Without including the pictures, copy out every line below.
--- start ---
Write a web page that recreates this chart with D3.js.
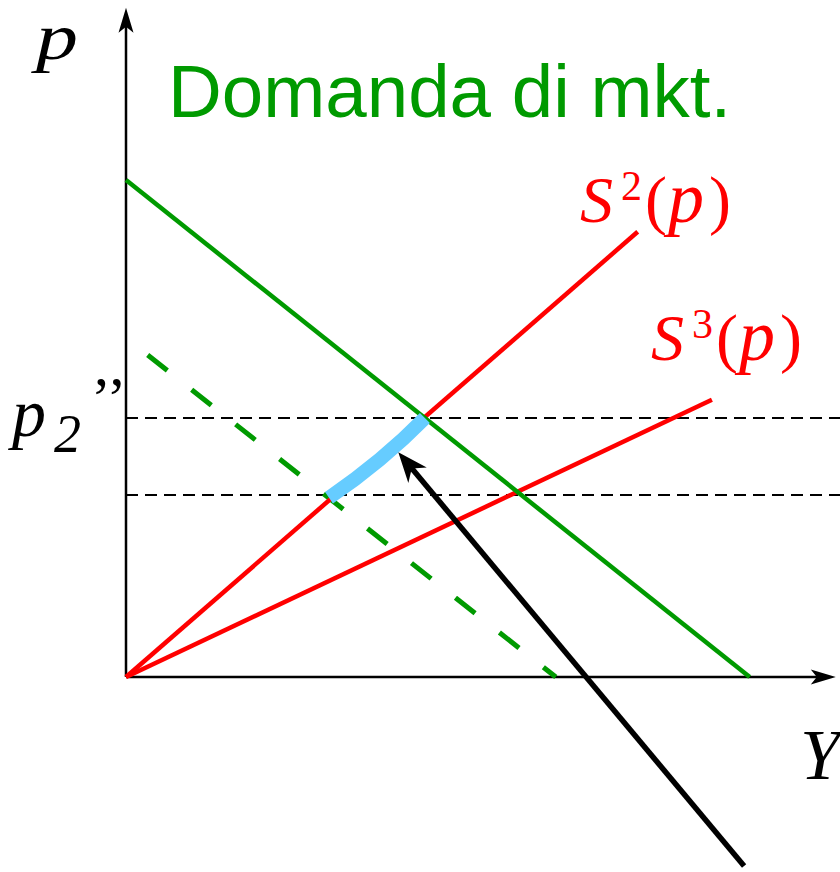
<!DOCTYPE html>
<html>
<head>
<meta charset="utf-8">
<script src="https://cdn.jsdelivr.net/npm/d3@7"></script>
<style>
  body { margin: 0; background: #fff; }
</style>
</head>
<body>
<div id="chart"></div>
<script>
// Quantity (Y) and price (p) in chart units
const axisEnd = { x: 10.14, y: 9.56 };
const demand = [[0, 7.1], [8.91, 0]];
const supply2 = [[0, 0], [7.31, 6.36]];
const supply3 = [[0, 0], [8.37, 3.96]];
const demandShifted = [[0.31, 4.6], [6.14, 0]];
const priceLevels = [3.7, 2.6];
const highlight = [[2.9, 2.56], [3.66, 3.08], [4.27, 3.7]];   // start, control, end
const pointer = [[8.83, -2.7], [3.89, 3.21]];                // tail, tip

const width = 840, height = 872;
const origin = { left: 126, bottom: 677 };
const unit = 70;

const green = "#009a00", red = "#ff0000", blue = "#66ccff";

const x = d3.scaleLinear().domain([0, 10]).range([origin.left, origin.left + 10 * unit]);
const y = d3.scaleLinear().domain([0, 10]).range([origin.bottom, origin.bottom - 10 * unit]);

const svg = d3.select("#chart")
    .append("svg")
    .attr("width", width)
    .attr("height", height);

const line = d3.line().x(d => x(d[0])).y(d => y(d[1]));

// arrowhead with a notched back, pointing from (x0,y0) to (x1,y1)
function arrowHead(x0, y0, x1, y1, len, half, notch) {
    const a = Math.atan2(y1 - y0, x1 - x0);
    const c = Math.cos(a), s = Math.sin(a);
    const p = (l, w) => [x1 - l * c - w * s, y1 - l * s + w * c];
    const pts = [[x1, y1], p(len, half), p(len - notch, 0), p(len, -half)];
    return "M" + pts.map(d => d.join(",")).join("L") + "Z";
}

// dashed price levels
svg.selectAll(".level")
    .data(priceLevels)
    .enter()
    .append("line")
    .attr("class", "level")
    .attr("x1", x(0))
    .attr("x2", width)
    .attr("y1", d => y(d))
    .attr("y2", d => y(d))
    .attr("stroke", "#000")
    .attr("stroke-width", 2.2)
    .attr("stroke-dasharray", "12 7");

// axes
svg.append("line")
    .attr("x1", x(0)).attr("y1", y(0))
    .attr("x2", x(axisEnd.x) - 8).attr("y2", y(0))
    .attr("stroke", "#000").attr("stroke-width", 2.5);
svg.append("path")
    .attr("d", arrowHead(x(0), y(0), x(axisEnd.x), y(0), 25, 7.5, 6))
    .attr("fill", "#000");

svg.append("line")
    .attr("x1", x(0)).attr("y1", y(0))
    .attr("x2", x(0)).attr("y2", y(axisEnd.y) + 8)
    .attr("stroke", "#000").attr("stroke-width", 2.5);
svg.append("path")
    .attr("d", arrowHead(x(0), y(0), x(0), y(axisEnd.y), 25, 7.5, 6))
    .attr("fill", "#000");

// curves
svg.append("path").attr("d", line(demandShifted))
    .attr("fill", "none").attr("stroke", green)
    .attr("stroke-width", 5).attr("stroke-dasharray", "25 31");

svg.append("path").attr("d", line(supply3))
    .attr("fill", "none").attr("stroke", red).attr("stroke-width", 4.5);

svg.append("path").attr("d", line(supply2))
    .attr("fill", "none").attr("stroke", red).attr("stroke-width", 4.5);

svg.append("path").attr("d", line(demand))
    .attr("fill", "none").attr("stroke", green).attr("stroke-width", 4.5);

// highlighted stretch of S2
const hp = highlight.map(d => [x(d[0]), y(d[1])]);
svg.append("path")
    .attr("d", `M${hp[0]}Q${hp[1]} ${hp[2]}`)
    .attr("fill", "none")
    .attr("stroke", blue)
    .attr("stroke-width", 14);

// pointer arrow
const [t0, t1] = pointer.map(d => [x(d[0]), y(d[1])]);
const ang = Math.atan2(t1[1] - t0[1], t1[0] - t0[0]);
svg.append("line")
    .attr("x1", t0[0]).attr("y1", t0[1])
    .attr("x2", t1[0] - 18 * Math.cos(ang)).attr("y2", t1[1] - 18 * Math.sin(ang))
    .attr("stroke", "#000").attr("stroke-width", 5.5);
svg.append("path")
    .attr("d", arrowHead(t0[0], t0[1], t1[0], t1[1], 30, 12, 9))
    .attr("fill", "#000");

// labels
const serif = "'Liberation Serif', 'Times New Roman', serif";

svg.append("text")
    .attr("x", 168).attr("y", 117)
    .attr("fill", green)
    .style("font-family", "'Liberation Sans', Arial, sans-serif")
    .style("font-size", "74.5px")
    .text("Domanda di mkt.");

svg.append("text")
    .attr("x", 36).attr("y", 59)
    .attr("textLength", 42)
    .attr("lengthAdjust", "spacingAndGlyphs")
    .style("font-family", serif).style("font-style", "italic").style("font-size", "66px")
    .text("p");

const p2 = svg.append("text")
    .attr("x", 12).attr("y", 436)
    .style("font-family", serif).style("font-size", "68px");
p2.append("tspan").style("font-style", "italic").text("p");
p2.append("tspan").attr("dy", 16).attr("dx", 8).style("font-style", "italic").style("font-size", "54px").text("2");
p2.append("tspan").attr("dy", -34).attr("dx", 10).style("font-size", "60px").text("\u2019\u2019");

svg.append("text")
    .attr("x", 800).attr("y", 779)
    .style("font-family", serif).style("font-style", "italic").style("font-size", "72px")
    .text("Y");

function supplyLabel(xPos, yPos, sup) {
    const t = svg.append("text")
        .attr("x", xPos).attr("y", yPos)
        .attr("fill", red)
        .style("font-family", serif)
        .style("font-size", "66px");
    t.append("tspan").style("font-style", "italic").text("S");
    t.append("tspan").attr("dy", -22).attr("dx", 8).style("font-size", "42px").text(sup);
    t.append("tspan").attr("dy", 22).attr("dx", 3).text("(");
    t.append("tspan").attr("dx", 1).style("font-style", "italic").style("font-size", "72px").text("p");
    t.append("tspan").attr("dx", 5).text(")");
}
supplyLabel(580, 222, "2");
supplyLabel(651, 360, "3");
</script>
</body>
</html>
--- end ---
- Task response:
Write a web page that recreates this chart with D3.js.
<!DOCTYPE html>
<html>
<head>
<meta charset="utf-8">
<script src="https://cdn.jsdelivr.net/npm/d3@7"></script>
<style>
  body { margin: 0; background: #fff; }
</style>
</head>
<body>
<div id="chart"></div>
<script>
// Quantity (Y) and price (p) in chart units
const axisEnd = { x: 10.14, y: 9.56 };
const demand = [[0, 7.1], [8.91, 0]];
const supply2 = [[0, 0], [7.31, 6.36]];
const supply3 = [[0, 0], [8.37, 3.96]];
const demandShifted = [[0.31, 4.6], [6.14, 0]];
const priceLevels = [3.7, 2.6];
const highlight = [[2.9, 2.56], [3.66, 3.08], [4.27, 3.7]];   // start, control, end
const pointer = [[8.83, -2.7], [3.89, 3.21]];                // tail, tip

const width = 840, height = 872;
const origin = { left: 126, bottom: 677 };
const unit = 70;

const green = "#009a00", red = "#ff0000", blue = "#66ccff";

const x = d3.scaleLinear().domain([0, 10]).range([origin.left, origin.left + 10 * unit]);
const y = d3.scaleLinear().domain([0, 10]).range([origin.bottom, origin.bottom - 10 * unit]);

const svg = d3.select("#chart")
    .append("svg")
    .attr("width", width)
    .attr("height", height);

const line = d3.line().x(d => x(d[0])).y(d => y(d[1]));

// arrowhead with a notched back, pointing from (x0,y0) to (x1,y1)
function arrowHead(x0, y0, x1, y1, len, half, notch) {
    const a = Math.atan2(y1 - y0, x1 - x0);
    const c = Math.cos(a), s = Math.sin(a);
    const p = (l, w) => [x1 - l * c - w * s, y1 - l * s + w * c];
    const pts = [[x1, y1], p(len, half), p(len - notch, 0), p(len, -half)];
    return "M" + pts.map(d => d.join(",")).join("L") + "Z";
}

// dashed price levels
svg.selectAll(".level")
    .data(priceLevels)
    .enter()
    .append("line")
    .attr("class", "level")
    .attr("x1", x(0))
    .attr("x2", width)
    .attr("y1", d => y(d))
    .attr("y2", d => y(d))
    .attr("stroke", "#000")
    .attr("stroke-width", 2.2)
    .attr("stroke-dasharray", "12 7");

// axes
svg.append("line")
    .attr("x1", x(0)).attr("y1", y(0))
    .attr("x2", x(axisEnd.x) - 8).attr("y2", y(0))
    .attr("stroke", "#000").attr("stroke-width", 2.5);
svg.append("path")
    .attr("d", arrowHead(x(0), y(0), x(axisEnd.x), y(0), 25, 7.5, 6))
    .attr("fill", "#000");

svg.append("line")
    .attr("x1", x(0)).attr("y1", y(0))
    .attr("x2", x(0)).attr("y2", y(axisEnd.y) + 8)
    .attr("stroke", "#000").attr("stroke-width", 2.5);
svg.append("path")
    .attr("d", arrowHead(x(0), y(0), x(0), y(axisEnd.y), 25, 7.5, 6))
    .attr("fill", "#000");

// curves
svg.append("path").attr("d", line(demandShifted))
    .attr("fill", "none").attr("stroke", green)
    .attr("stroke-width", 5).attr("stroke-dasharray", "25 31");

svg.append("path").attr("d", line(supply3))
    .attr("fill", "none").attr("stroke", red).attr("stroke-width", 4.5);

svg.append("path").attr("d", line(supply2))
    .attr("fill", "none").attr("stroke", red).attr("stroke-width", 4.5);

svg.append("path").attr("d", line(demand))
    .attr("fill", "none").attr("stroke", green).attr("stroke-width", 4.5);

// highlighted stretch of S2
const hp = highlight.map(d => [x(d[0]), y(d[1])]);
svg.append("path")
    .attr("d", `M${hp[0]}Q${hp[1]} ${hp[2]}`)
    .attr("fill", "none")
    .attr("stroke", blue)
    .attr("stroke-width", 14);

// pointer arrow
const [t0, t1] = pointer.map(d => [x(d[0]), y(d[1])]);
const ang = Math.atan2(t1[1] - t0[1], t1[0] - t0[0]);
svg.append("line")
    .attr("x1", t0[0]).attr("y1", t0[1])
    .attr("x2", t1[0] - 18 * Math.cos(ang)).attr("y2", t1[1] - 18 * Math.sin(ang))
    .attr("stroke", "#000").attr("stroke-width", 5.5);
svg.append("path")
    .attr("d", arrowHead(t0[0], t0[1], t1[0], t1[1], 30, 12, 9))
    .attr("fill", "#000");

// labels
const serif = "'Liberation Serif', 'Times New Roman', serif";

svg.append("text")
    .attr("x", 168).attr("y", 117)
    .attr("fill", green)
    .style("font-family", "'Liberation Sans', Arial, sans-serif")
    .style("font-size", "74.5px")
    .text("Domanda di mkt.");

svg.append("text")
    .attr("x", 36).attr("y", 59)
    .attr("textLength", 42)
    .attr("lengthAdjust", "spacingAndGlyphs")
    .style("font-family", serif).style("font-style", "italic").style("font-size", "66px")
    .text("p");

const p2 = svg.append("text")
    .attr("x", 12).attr("y", 436)
    .style("font-family", serif).style("font-size", "68px");
p2.append("tspan").style("font-style", "italic").text("p");
p2.append("tspan").attr("dy", 16).attr("dx", 8).style("font-style", "italic").style("font-size", "54px").text("2");
p2.append("tspan").attr("dy", -34).attr("dx", 10).style("font-size", "60px").text("\u2019\u2019");

svg.append("text")
    .attr("x", 800).attr("y", 779)
    .style("font-family", serif).style("font-style", "italic").style("font-size", "72px")
    .text("Y");

function supplyLabel(xPos, yPos, sup) {
    const t = svg.append("text")
        .attr("x", xPos).attr("y", yPos)
        .attr("fill", red)
        .style("font-family", serif)
        .style("font-size", "66px");
    t.append("tspan").style("font-style", "italic").text("S");
    t.append("tspan").attr("dy", -22).attr("dx", 8).style("font-size", "42px").text(sup);
    t.append("tspan").attr("dy", 22).attr("dx", 3).text("(");
    t.append("tspan").attr("dx", 1).style("font-style", "italic").style("font-size", "72px").text("p");
    t.append("tspan").attr("dx", 5).text(")");
}
supplyLabel(580, 222, "2");
supplyLabel(651, 360, "3");
</script>
</body>
</html>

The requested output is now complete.